**Task brief**
Copy the data precisely, character for character, and leave out every picture.

**Available data**
** START **
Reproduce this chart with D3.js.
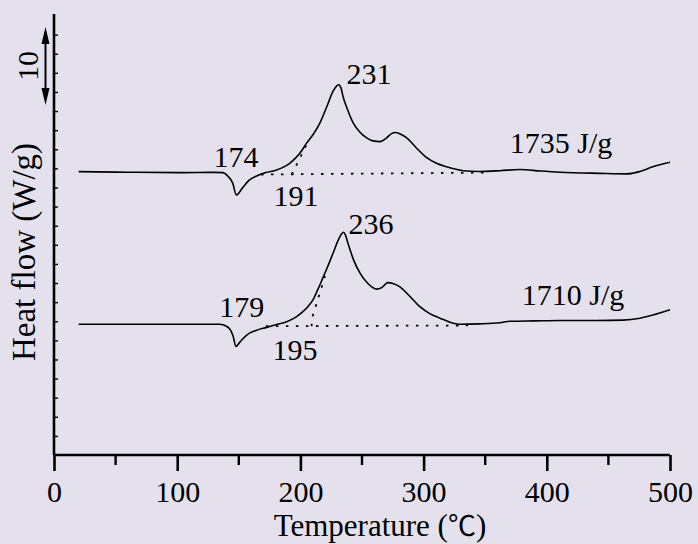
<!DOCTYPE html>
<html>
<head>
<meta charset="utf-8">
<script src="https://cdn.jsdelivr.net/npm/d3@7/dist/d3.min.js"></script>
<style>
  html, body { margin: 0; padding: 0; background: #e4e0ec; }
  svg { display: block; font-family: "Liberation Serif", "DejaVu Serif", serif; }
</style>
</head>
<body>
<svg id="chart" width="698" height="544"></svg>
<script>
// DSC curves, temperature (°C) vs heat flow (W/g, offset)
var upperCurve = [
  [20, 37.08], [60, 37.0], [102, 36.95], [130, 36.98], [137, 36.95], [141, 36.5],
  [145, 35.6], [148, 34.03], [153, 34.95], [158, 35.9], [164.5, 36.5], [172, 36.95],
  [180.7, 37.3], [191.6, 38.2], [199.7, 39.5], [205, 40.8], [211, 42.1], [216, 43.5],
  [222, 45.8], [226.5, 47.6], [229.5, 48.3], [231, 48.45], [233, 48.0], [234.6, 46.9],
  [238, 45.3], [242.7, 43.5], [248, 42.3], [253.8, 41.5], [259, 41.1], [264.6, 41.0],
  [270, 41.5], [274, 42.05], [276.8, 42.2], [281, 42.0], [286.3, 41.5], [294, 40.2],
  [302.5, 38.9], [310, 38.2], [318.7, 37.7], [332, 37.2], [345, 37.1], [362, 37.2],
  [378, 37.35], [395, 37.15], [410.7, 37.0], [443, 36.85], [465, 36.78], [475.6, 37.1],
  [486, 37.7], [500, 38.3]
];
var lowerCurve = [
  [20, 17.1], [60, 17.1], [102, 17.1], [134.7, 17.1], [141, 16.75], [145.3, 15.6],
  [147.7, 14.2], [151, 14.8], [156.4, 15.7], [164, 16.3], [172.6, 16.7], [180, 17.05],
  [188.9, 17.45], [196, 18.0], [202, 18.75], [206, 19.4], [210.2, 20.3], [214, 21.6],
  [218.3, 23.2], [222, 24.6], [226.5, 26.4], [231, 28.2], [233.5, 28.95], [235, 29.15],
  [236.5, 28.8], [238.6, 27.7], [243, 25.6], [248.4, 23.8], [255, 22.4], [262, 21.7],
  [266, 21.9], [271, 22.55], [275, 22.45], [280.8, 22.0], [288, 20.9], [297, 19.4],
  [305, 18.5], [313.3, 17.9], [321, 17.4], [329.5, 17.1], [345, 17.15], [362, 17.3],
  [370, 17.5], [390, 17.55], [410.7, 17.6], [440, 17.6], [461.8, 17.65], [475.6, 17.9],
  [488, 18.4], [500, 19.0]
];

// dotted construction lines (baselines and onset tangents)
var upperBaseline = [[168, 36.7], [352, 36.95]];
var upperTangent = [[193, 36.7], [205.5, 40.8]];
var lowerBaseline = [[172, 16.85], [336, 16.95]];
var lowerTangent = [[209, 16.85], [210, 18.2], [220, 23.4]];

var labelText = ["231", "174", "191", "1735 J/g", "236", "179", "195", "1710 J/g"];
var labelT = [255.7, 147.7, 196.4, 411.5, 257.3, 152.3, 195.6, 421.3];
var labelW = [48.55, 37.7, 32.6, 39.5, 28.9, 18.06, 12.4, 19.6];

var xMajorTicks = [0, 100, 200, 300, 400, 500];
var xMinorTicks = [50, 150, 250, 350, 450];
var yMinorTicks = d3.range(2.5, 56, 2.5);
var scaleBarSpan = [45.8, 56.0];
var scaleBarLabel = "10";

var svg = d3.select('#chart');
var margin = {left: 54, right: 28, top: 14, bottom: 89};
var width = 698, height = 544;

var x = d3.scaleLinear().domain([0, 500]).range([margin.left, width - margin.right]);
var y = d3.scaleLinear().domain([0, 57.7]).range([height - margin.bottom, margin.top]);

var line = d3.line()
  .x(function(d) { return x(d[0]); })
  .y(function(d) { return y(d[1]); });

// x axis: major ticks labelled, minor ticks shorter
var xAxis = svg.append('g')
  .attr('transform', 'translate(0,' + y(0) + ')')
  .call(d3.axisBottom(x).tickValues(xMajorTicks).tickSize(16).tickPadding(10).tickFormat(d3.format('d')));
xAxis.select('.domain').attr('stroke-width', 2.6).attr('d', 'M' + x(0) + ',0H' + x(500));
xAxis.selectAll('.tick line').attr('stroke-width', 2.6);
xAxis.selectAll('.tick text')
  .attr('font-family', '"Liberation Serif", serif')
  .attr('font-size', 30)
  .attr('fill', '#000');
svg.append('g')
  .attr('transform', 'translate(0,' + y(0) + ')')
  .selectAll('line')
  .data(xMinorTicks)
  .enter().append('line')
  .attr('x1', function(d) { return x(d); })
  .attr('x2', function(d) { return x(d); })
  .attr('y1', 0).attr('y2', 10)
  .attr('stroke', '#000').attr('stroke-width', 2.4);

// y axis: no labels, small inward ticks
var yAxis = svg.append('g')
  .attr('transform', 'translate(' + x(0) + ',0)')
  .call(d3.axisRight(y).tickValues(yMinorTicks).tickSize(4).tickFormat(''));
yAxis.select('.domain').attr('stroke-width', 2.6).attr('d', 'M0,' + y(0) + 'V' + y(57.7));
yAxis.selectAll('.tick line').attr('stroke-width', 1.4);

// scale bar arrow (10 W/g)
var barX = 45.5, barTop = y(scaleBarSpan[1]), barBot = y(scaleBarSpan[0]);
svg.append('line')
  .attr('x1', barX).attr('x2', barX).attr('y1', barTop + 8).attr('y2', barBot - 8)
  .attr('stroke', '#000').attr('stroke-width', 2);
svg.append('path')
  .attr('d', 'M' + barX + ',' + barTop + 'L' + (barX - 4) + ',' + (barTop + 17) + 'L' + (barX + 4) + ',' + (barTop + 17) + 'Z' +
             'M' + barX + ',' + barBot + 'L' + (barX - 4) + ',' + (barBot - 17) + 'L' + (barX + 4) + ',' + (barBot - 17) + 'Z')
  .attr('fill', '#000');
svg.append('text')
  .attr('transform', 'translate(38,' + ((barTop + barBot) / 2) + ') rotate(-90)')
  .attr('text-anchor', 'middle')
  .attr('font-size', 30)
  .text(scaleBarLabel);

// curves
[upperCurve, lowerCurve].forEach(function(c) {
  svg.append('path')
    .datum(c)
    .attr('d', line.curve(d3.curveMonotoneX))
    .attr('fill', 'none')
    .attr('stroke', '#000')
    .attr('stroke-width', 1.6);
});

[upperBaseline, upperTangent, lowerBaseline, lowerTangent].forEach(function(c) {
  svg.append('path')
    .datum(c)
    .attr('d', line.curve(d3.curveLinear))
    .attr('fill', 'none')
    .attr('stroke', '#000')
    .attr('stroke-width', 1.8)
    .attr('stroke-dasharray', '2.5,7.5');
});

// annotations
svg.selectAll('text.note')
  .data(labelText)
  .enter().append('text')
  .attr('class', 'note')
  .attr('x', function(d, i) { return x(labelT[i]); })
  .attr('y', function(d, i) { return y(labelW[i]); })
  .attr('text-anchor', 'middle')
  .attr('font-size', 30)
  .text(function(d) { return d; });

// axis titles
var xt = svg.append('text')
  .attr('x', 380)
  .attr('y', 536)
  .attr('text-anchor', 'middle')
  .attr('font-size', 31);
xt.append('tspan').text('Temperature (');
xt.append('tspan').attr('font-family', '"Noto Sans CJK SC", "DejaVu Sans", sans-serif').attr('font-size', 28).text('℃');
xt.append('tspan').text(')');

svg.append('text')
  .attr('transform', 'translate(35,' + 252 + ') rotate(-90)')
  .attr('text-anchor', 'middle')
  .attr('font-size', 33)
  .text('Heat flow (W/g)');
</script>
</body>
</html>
** END **
**Problem solution**
Reproduce this chart with D3.js.
<!DOCTYPE html>
<html>
<head>
<meta charset="utf-8">
<script src="https://cdn.jsdelivr.net/npm/d3@7/dist/d3.min.js"></script>
<style>
  html, body { margin: 0; padding: 0; background: #e4e0ec; }
  svg { display: block; font-family: "Liberation Serif", "DejaVu Serif", serif; }
</style>
</head>
<body>
<svg id="chart" width="698" height="544"></svg>
<script>
// DSC curves, temperature (°C) vs heat flow (W/g, offset)
var upperCurve = [
  [20, 37.08], [60, 37.0], [102, 36.95], [130, 36.98], [137, 36.95], [141, 36.5],
  [145, 35.6], [148, 34.03], [153, 34.95], [158, 35.9], [164.5, 36.5], [172, 36.95],
  [180.7, 37.3], [191.6, 38.2], [199.7, 39.5], [205, 40.8], [211, 42.1], [216, 43.5],
  [222, 45.8], [226.5, 47.6], [229.5, 48.3], [231, 48.45], [233, 48.0], [234.6, 46.9],
  [238, 45.3], [242.7, 43.5], [248, 42.3], [253.8, 41.5], [259, 41.1], [264.6, 41.0],
  [270, 41.5], [274, 42.05], [276.8, 42.2], [281, 42.0], [286.3, 41.5], [294, 40.2],
  [302.5, 38.9], [310, 38.2], [318.7, 37.7], [332, 37.2], [345, 37.1], [362, 37.2],
  [378, 37.35], [395, 37.15], [410.7, 37.0], [443, 36.85], [465, 36.78], [475.6, 37.1],
  [486, 37.7], [500, 38.3]
];
var lowerCurve = [
  [20, 17.1], [60, 17.1], [102, 17.1], [134.7, 17.1], [141, 16.75], [145.3, 15.6],
  [147.7, 14.2], [151, 14.8], [156.4, 15.7], [164, 16.3], [172.6, 16.7], [180, 17.05],
  [188.9, 17.45], [196, 18.0], [202, 18.75], [206, 19.4], [210.2, 20.3], [214, 21.6],
  [218.3, 23.2], [222, 24.6], [226.5, 26.4], [231, 28.2], [233.5, 28.95], [235, 29.15],
  [236.5, 28.8], [238.6, 27.7], [243, 25.6], [248.4, 23.8], [255, 22.4], [262, 21.7],
  [266, 21.9], [271, 22.55], [275, 22.45], [280.8, 22.0], [288, 20.9], [297, 19.4],
  [305, 18.5], [313.3, 17.9], [321, 17.4], [329.5, 17.1], [345, 17.15], [362, 17.3],
  [370, 17.5], [390, 17.55], [410.7, 17.6], [440, 17.6], [461.8, 17.65], [475.6, 17.9],
  [488, 18.4], [500, 19.0]
];

// dotted construction lines (baselines and onset tangents)
var upperBaseline = [[168, 36.7], [352, 36.95]];
var upperTangent = [[193, 36.7], [205.5, 40.8]];
var lowerBaseline = [[172, 16.85], [336, 16.95]];
var lowerTangent = [[209, 16.85], [210, 18.2], [220, 23.4]];

var labelText = ["231", "174", "191", "1735 J/g", "236", "179", "195", "1710 J/g"];
var labelT = [255.7, 147.7, 196.4, 411.5, 257.3, 152.3, 195.6, 421.3];
var labelW = [48.55, 37.7, 32.6, 39.5, 28.9, 18.06, 12.4, 19.6];

var xMajorTicks = [0, 100, 200, 300, 400, 500];
var xMinorTicks = [50, 150, 250, 350, 450];
var yMinorTicks = d3.range(2.5, 56, 2.5);
var scaleBarSpan = [45.8, 56.0];
var scaleBarLabel = "10";

var svg = d3.select('#chart');
var margin = {left: 54, right: 28, top: 14, bottom: 89};
var width = 698, height = 544;

var x = d3.scaleLinear().domain([0, 500]).range([margin.left, width - margin.right]);
var y = d3.scaleLinear().domain([0, 57.7]).range([height - margin.bottom, margin.top]);

var line = d3.line()
  .x(function(d) { return x(d[0]); })
  .y(function(d) { return y(d[1]); });

// x axis: major ticks labelled, minor ticks shorter
var xAxis = svg.append('g')
  .attr('transform', 'translate(0,' + y(0) + ')')
  .call(d3.axisBottom(x).tickValues(xMajorTicks).tickSize(16).tickPadding(10).tickFormat(d3.format('d')));
xAxis.select('.domain').attr('stroke-width', 2.6).attr('d', 'M' + x(0) + ',0H' + x(500));
xAxis.selectAll('.tick line').attr('stroke-width', 2.6);
xAxis.selectAll('.tick text')
  .attr('font-family', '"Liberation Serif", serif')
  .attr('font-size', 30)
  .attr('fill', '#000');
svg.append('g')
  .attr('transform', 'translate(0,' + y(0) + ')')
  .selectAll('line')
  .data(xMinorTicks)
  .enter().append('line')
  .attr('x1', function(d) { return x(d); })
  .attr('x2', function(d) { return x(d); })
  .attr('y1', 0).attr('y2', 10)
  .attr('stroke', '#000').attr('stroke-width', 2.4);

// y axis: no labels, small inward ticks
var yAxis = svg.append('g')
  .attr('transform', 'translate(' + x(0) + ',0)')
  .call(d3.axisRight(y).tickValues(yMinorTicks).tickSize(4).tickFormat(''));
yAxis.select('.domain').attr('stroke-width', 2.6).attr('d', 'M0,' + y(0) + 'V' + y(57.7));
yAxis.selectAll('.tick line').attr('stroke-width', 1.4);

// scale bar arrow (10 W/g)
var barX = 45.5, barTop = y(scaleBarSpan[1]), barBot = y(scaleBarSpan[0]);
svg.append('line')
  .attr('x1', barX).attr('x2', barX).attr('y1', barTop + 8).attr('y2', barBot - 8)
  .attr('stroke', '#000').attr('stroke-width', 2);
svg.append('path')
  .attr('d', 'M' + barX + ',' + barTop + 'L' + (barX - 4) + ',' + (barTop + 17) + 'L' + (barX + 4) + ',' + (barTop + 17) + 'Z' +
             'M' + barX + ',' + barBot + 'L' + (barX - 4) + ',' + (barBot - 17) + 'L' + (barX + 4) + ',' + (barBot - 17) + 'Z')
  .attr('fill', '#000');
svg.append('text')
  .attr('transform', 'translate(38,' + ((barTop + barBot) / 2) + ') rotate(-90)')
  .attr('text-anchor', 'middle')
  .attr('font-size', 30)
  .text(scaleBarLabel);

// curves
[upperCurve, lowerCurve].forEach(function(c) {
  svg.append('path')
    .datum(c)
    .attr('d', line.curve(d3.curveMonotoneX))
    .attr('fill', 'none')
    .attr('stroke', '#000')
    .attr('stroke-width', 1.6);
});

[upperBaseline, upperTangent, lowerBaseline, lowerTangent].forEach(function(c) {
  svg.append('path')
    .datum(c)
    .attr('d', line.curve(d3.curveLinear))
    .attr('fill', 'none')
    .attr('stroke', '#000')
    .attr('stroke-width', 1.8)
    .attr('stroke-dasharray', '2.5,7.5');
});

// annotations
svg.selectAll('text.note')
  .data(labelText)
  .enter().append('text')
  .attr('class', 'note')
  .attr('x', function(d, i) { return x(labelT[i]); })
  .attr('y', function(d, i) { return y(labelW[i]); })
  .attr('text-anchor', 'middle')
  .attr('font-size', 30)
  .text(function(d) { return d; });

// axis titles
var xt = svg.append('text')
  .attr('x', 380)
  .attr('y', 536)
  .attr('text-anchor', 'middle')
  .attr('font-size', 31);
xt.append('tspan').text('Temperature (');
xt.append('tspan').attr('font-family', '"Noto Sans CJK SC", "DejaVu Sans", sans-serif').attr('font-size', 28).text('℃');
xt.append('tspan').text(')');

svg.append('text')
  .attr('transform', 'translate(35,' + 252 + ') rotate(-90)')
  .attr('text-anchor', 'middle')
  .attr('font-size', 33)
  .text('Heat flow (W/g)');
</script>
</body>
</html>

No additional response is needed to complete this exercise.